Twelve jurors will begin deliberating on that question this morning after prosecutors and defense attorneys gave their closing arguments Tuesday on why or why not Deleon should face the ultimate punishment.
Senior Deputy Dist. Atty. Matt Murphy initially focused his argument on undercutting the defense’s argument, mainly, that Deleon’s late father, John Jacobson Sr., was somehow responsible for creating the now frail, slumped-shouldered man sitting at the defendant’s table during the trial. Several of Deleons’ relatives testified during the penalty phase that he was beaten and berated by his drug-dealing father for the slightest imperfection, and possibly molested.
“Babies are not born murderers. They have to be turned into them,” said defense attorney Gary Pohlson. “We don’t know what we would’ve done, if we were raised the way Skylar was. We all hope we wouldn’t commit horrible crimes. But we don’t know. What kind of person is this John Jacobson Sr.? He’s the kind of person that could turn another into a killer.”
“I’m sure there are people in this courtroom who had it a lot worse than this guy, but they didn’t kill anybody. This guy had every opportunity, ladies and gentlemen, to be a productive member of society,” Murphy told jurors. “Does Skylar Deleon get to blame his dad for the decisions he made in murdering a woman begging for her life?”
An accused accomplice of Deleon, Alonso Machain, testified in the trial that Newport Beach couple Tom and Jackie Hawks were duped by Deleon’s story in 2004 that he was a child actor who had money to burn and was looking for a boat for him, his wife and two kids. Machain told jurors that up until the end, Jackie Hawks was crying and begging the couple be spared so they can be with their newborn grandson in Arizona.
After subduing the couple on their boat, the Well Deserved, Deleon forced the couple to sign over legal power and access to their bank accounts under the guise they would be spared, Machain testified. Instead, he sailed farther out and tied them to an anchor and threw them overboard.
“How do you cry and hold your breath at the same time? How do you swim handcuffed behind your back? Ladies and gentlemen, the great debate has been settled. This is the worst possible way you can die,” Murphy said. “We talk about well deserved. What’s well deserved here ... is capital punishment.”
Pohlson hammered his argument that while Deleon had a choice, in the end he is a product of a drug- and abuse-filled, childhood where he moved from home to home with his mother, step-mother and aunt.
“Skylar Deleon did not choose that life. He was a captive in that life,” Pohlson said. “I want him to sit in jail for 50 years or whatever, to never get out. He was not born a murder. He did not choose when he was a little, tiny kid to be born a murderer ... Go back, say your prayers, do whatever makes you do the right thing. I know you will. Please, don’t give him the death penalty.”

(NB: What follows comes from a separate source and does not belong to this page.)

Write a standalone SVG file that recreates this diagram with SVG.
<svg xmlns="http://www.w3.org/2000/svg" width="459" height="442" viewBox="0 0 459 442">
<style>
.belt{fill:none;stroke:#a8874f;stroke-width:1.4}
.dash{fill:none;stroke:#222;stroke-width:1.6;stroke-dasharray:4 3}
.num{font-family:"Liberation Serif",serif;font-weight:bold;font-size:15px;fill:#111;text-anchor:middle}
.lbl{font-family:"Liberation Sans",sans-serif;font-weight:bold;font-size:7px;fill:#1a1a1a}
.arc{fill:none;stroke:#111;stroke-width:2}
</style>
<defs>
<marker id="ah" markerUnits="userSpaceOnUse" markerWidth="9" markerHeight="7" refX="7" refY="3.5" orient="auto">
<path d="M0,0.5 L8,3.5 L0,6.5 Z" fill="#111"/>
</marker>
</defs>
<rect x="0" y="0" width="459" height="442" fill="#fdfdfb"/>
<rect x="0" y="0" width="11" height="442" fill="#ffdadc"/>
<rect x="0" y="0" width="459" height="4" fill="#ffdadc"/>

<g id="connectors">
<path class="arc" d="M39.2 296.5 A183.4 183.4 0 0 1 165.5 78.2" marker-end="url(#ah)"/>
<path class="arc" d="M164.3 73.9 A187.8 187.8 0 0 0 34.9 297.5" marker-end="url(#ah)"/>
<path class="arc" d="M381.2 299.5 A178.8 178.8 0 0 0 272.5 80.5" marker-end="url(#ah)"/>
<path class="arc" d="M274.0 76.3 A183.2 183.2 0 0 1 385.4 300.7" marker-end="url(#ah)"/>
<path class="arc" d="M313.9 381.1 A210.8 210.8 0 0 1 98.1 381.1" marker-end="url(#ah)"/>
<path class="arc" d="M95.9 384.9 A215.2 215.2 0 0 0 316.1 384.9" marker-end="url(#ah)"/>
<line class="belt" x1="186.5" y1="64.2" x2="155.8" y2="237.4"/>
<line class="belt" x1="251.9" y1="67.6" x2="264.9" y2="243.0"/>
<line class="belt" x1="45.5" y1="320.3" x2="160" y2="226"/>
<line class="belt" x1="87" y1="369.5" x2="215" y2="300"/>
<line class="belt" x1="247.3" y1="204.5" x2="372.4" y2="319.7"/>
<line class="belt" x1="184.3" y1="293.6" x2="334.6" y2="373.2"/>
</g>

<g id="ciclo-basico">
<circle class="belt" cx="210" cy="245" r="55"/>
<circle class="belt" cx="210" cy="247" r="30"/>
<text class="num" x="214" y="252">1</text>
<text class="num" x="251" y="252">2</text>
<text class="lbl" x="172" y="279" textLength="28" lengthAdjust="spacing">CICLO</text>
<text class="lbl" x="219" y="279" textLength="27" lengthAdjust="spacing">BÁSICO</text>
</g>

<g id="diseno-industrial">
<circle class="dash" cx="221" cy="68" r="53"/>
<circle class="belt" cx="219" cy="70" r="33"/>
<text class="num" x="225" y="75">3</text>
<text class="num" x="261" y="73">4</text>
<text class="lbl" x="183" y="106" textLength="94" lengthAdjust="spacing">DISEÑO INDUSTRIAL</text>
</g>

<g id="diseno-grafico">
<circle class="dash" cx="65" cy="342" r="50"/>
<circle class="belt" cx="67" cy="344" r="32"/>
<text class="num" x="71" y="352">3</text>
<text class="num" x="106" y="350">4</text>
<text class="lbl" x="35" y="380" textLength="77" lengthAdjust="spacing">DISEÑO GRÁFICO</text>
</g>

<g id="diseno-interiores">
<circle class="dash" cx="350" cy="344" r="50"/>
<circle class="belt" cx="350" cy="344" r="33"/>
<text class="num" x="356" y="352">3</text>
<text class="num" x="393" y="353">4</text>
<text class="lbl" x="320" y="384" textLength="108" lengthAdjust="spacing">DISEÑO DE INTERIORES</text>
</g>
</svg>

Murphy asked jurors to imagine what it would be like to know you were going to die, and to think of the smallest details in this crime when thinking of Deleons’ fate. For example, when Jackie Hawks signed her documents before dying, she deliberately kept the S off her last name, or that in his helplessness, Tom Hawks stroked his wife’s hand to calm her.
“Imagine the regret that he felt at that moment when he realized the woman he loved so much was at the mercy of a bunch of thugs and he couldn’t do a thing about it. Imagine that. All he could do was stroke her hand,” Murphy said. “When [Jackie Hawks] signs those documents, she left that S off. She left that S off ... She sends out a flare to the future. With that moment that woman was hoping that at some moment, someone was going to make this right. Police can investigate, I can prosecute, but ladies and gentlemen, she was talking to you.”